Outros pontos de acerto estão na clareza em demonstrar como o mundo das redes, nas palavras de um entrevistado, “deixou de ser uma ferramenta para ser um vício e um meio de manipulação”. As comparações com o vício em drogas (como o termo “usuário”) são nítidas e é particularmente perturbador constatar o esforço conjunto de diversos campos – até mesmo do ilusionismo – para criar em nós a falsa sensação de liberdade.

Embora não tenha um protagonista explícito e os depoimentos sejam bem distribuídos, é inegável que o trajeto da narrativa se concentra na figura de Tristan Harris, ex-funcionário do Google e agora presidente do Center for Humane Technology.

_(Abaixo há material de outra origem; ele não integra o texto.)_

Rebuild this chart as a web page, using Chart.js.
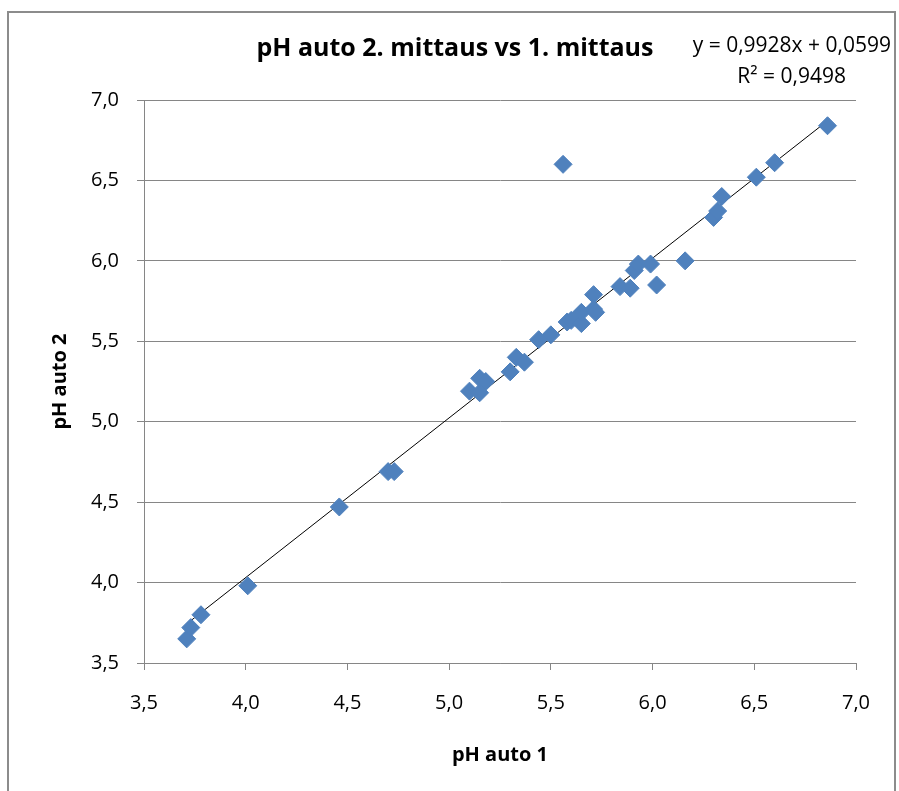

É principalmente através de seus depoimentos e de sua batalha por um ambiente digital mais ético que acompanhamos os desafios e os entraves da busca por uma vida em redes mais saudável.

Mas e quanto às empresas? Como as companhias comandadas por Mark Zuckerberg, Jack Dorsey e similares se posicionam diante dessa realidade? O que o documentário aponta, e que foi reforçado há apenas algumas semanas pela ex-funcionária do Facebook, Frances Haugen, é algo que pode até ser incômodo, mas que não chega a surpreender: as gigantes das comunicações sempre priorizarão os lucros, não importa se isso resultar na deterioração da sua autoestima ou no esfacelamento das democracias. Afinal, por mais cínico que possa soar, estamos falando de megacorporações, e corporações, por definição, visam o lucro, mesmo que isso signifique sacrificar ambientes seguros e saudáveis.

Portanto, devemos esperar a solução em outros lugares, uma vez que ela não partirá das companhias. Onde, então? Nesse aspecto, todos os participantes do filme parecem convergir: sem regulação e atribuição de responsabilidades, a situação só tende a piorar, até um ponto em que talvez não nos reconheçamos mais como civilização.

Pode parecer uma solução simplista e uma consequência alarmante, mas é aí que reside o grande mérito de O Dilema das Redes; ele nos apresenta um cenário problemático demais para acharmos que sua superação será alcançada magicamente, e é convincente o bastante para visualizarmos um futuro catastrófico. Mesmo porque, de certa forma, já o estamos vivendo.